私は、現代日本社会でテロが起きてほしくない。本当に起きてほしくない。

しかし、このままでは、安田善次郎刺殺事件のような出来事が起きてしまう可能性が充分にある。

だから、そんなテロが起きないように、社会を立て直していかなければならない。多くの人の居場所を作っていかなければならない。(後略)

本書 244〜245ページ

 中島氏はまた、原著の「はじめに」の中で、赤木智弘氏の「希望は、戦争。」論(2007年)についても触れている。赤木氏と中島氏は1歳違いで、ともに「氷河期世代」に属する。中島氏は、赤木氏が語る「屈辱」「尊厳(の回復)」といった言葉が、朝日平吾の抱えていた実存上の問題と相通じることを指摘する。そして、この問題を生み出した社会的背景として、大正後期と現代に共通する「格差社会における潜在的な鬱屈」があるとする。

 中島氏はこの本の中で、朝日平吾の半生を追っていく。個々のエピソードを表面的に読めば、「いやそりゃうまくいかんでしょ」と感じる点も多い。つまり「自己責任」論だ。しかし、本書から読み取るべきメッセージは、朝日平吾がしょうもない奴だった、ということではない。朝日平吾の行動を、そういう「個人的な性癖」に矮小化してしまってはいけない。一方、「社会が悪いからこういうことになった、やむなく事件を起こした朝日平吾は社会の犠牲者だ」と読むのも筋違いである。いくら社会が悪かったとしても、人を殺すことはダメに決まっている。犠牲者は安田善次郎で加害者が朝日平吾である、という事実は変わらない。

 私が本書から読み取ったのは、「社会から疎外された人が鬱屈を抱え、それが暴力として現れる」という普遍的な過程が存在すること、およびその過程が現代の日本社会にも共通していること、である。そして、その鬱屈を解決するための簡単な手法は、残念ながら存在しない。しかし、上の引用部分で中島氏が述べたように、「社会を立て直し、多くの人の居場所を作る」ことは、一つの希望にはなり得る。

 「社会を立て直す」というとき、これを「政治の力で解決」しようとするのはかえって危険だ、という中島氏の指摘にも注目しておきたい。

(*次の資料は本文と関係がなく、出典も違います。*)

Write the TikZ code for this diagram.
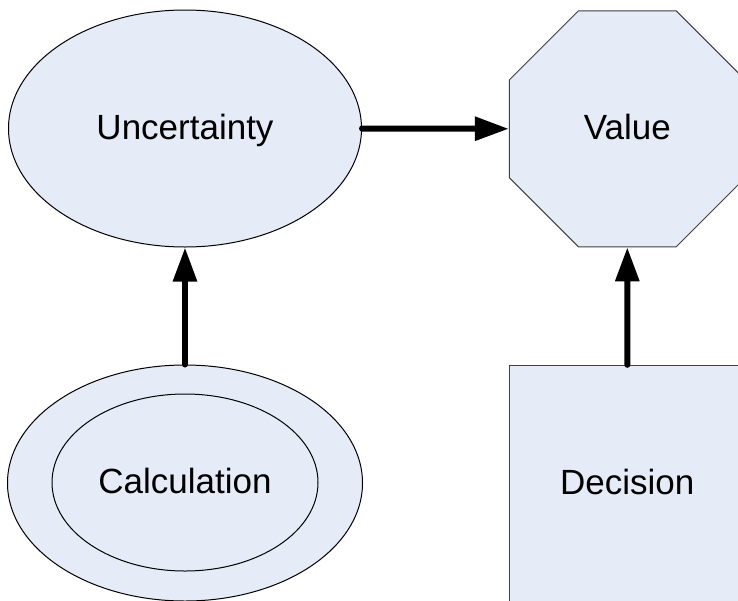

政治が「敵意のはけ口を設定する」ことで人々にカタルシスをもたらしても、解決にはならず、かえってより大きな暴力を引き起こすことになる。現代でも、一部の野心的な政治家が「既得権益を壊す」ことを声高に訴えて支持を得ているが、これはとても危険な動きだと思う。荒療治は危ない。ゆるやかな変革を目指さなくてはいけない。